En un país donde la natalidad toca fondo y cuya esperanza de vida es una de las mayores del planeta, no resulta complicado encontrarse a un anciano. Cosa bien distinta es mirar para otro lado, como así sucede en una sociedad donde prima el culto a la juventud, la vida útil de todo y de todos. Tan solo cuando los jubilados irrumpen en las calles para reivindicar una subida de las pensiones, el foco mediático y político se fija en ellos por unos minutos. O cuando ellos se convierten en el único sostén para sus hijos y nietos ante la crisis financiera. Pero la memoria es cicatera y, toda vez que se han cubierto las necesidades básicas, esa generación que renunció a todo por sacar adelante a sus padres y que se ha desgastado por dar un futuro a sus hijos pasa a un tercer plano, con una mano delante y otra detrás sin tan siquiera un ‘gracias’. O más allá, como advierte el Papa, quedan descartados.
Confundir la fecundidad vital con la eficacia ha llevado a arrinconar a quienes dejan de ser productivos a la luz de unos criterios mercantilistas que excluyen del circuito social a todo aquel que deje de aportar al sistema en términos económicos. De un plumazo, se borra del mapa a quienes representan las raíces, la historia y la sabiduría de un pueblo. A la vista está cómo, salvo para los sectores vinculados a la salud, para el mundo publicitario dejan de ser un público objetivo al que dirigirse, en tanto que tampoco consumen. Una espiral del olvido que sepulta a quienes acumulan años, obviando que Dios se fijó en Abraham para que asumiera el mayor reto de su trayectoria en plena vejez.
Vida Nueva pone la mirada sobre nuestros mayores a través de un relato de Navidad que no habla de una situación de extrema necesidad, pero sí de un desahucio cotidiano, el de la debilidad producida por la falta de movilidad y la enfermedad, el abandono del entorno, la ruptura sigilosa de los vínculos familiares, la soledad de los viudos… Circunstancias que les arrinconan con excusas hasta invisibilizar su dignidad.
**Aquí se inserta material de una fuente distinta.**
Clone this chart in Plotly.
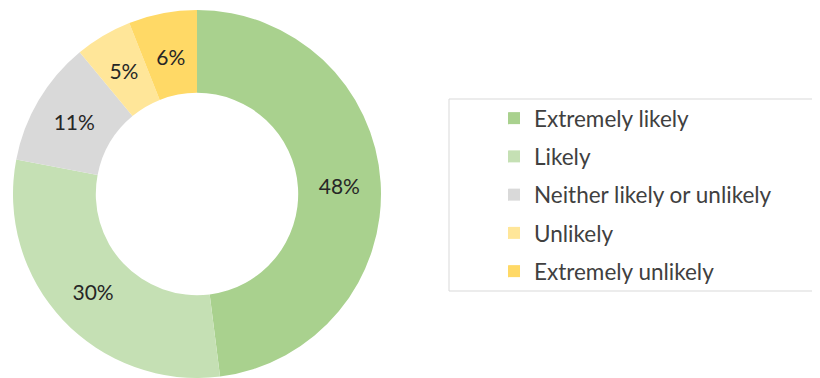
import plotly.graph_objects as go

categories = ["Extremely likely", "Likely", "Neither likely or unlikely", "Unlikely", "Extremely unlikely"]
values = [48, 30, 11, 5, 6]
colors = ["#A9D18E", "#C5E0B4", "#D9D9D9", "#FFE699", "#FFD966"]

# page body has an 8px margin; figure fills the rest of the 820x378 window
W, H = 812, 370
cx, cy, r = 189, 186, 184   # donut centre/radius in figure px
r2 = 166                    # helper ring used only to place labels of the two small slices


def dom(rad):
    return dict(x=[(cx - rad) / W, (cx + rad) / W],
                y=[max(0, 1 - (cy + rad) / H), min(1, 1 - (cy - rad) / H)])


small = [v < 10 for v in values]
label_font = dict(family="Lato", size=21, color="#262626")

fig = go.Figure()
fig.add_trace(go.Pie(
    labels=categories, values=values, sort=False, direction="clockwise", rotation=0,
    hole=0.55, marker=dict(colors=colors, line=dict(width=0)),
    texttemplate="%{value}%", textposition=["none" if s else "inside" for s in small],
    insidetextorientation="horizontal", textfont=label_font,
    showlegend=False, hoverinfo="label+value", domain=dom(r),
))
fig.add_trace(go.Pie(
    labels=categories, values=values, sort=False, direction="clockwise", rotation=0,
    hole=0.4, marker=dict(colors=["rgba(0,0,0,0)"] * len(values), line=dict(width=0)),
    texttemplate="%{value}%", textposition=["inside" if s else "none" for s in small],
    insidetextorientation="horizontal", textfont=label_font,
    showlegend=False, hoverinfo="skip", domain=dom(r2),
))
for i, (cat, col) in enumerate(zip(categories, colors)):
    fig.add_trace(go.Scatter(
        x=[None], y=[None], mode="markers", name=cat,
        marker=dict(symbol="square", size=12, color=col),
        legendgroup=f"g{i}", showlegend=True,
    ))

bx0, by0, by1 = 441, 91, 283
line_style = dict(color="#D9D9D9", width=1)
fig.update_layout(
    width=W, height=H, margin=dict(l=0, r=0, t=0, b=0),
    paper_bgcolor="white", plot_bgcolor="white",
    xaxis=dict(visible=False), yaxis=dict(visible=False),
    legend=dict(x=486 / W, y=1 - 89 / H, xanchor="left", yanchor="top",
                font=dict(family="Lato", size=22.5, color="#404040"),
                tracegroupgap=6, bgcolor="rgba(0,0,0,0)", borderwidth=0, itemclick=False),
    shapes=[
        dict(type="line", xref="paper", yref="paper", x0=bx0 / W, x1=1, y0=1 - by0 / H, y1=1 - by0 / H, line=line_style),
        dict(type="line", xref="paper", yref="paper", x0=bx0 / W, x1=1, y0=1 - by1 / H, y1=1 - by1 / H, line=line_style),
        dict(type="line", xref="paper", yref="paper", x0=bx0 / W, x1=bx0 / W, y0=1 - by1 / H, y1=1 - by0 / H, line=line_style),
    ],
)
fig.write_html("out.html")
Incluso la Iglesia corre el peligro de contagiarse de esta tendencia social de cubrir las necesidades físicas de sus abuelos y pasar de puntillas ante sus demandas afectivas y espirituales.
Si el Adviento es tiempo de acoger al que viene, tal vez haya que redescubrir que quizás esta Navidad el pesebre tenga forma de silla de ruedas, de bastón o de cama hospitalaria, y haya que frotarse los ojos para ver que Dios se hace ternura no solo en un niño sino también en el anciano. Un cambio de registro que solo se puede hacer con la actitud de los Magos de Oriente que refleja el Pliego: desde el don de la gratuidad. O lo que es lo mismo, entregarse a aquellos que peinan canas y que antes que nosotros ya lo han dado todo.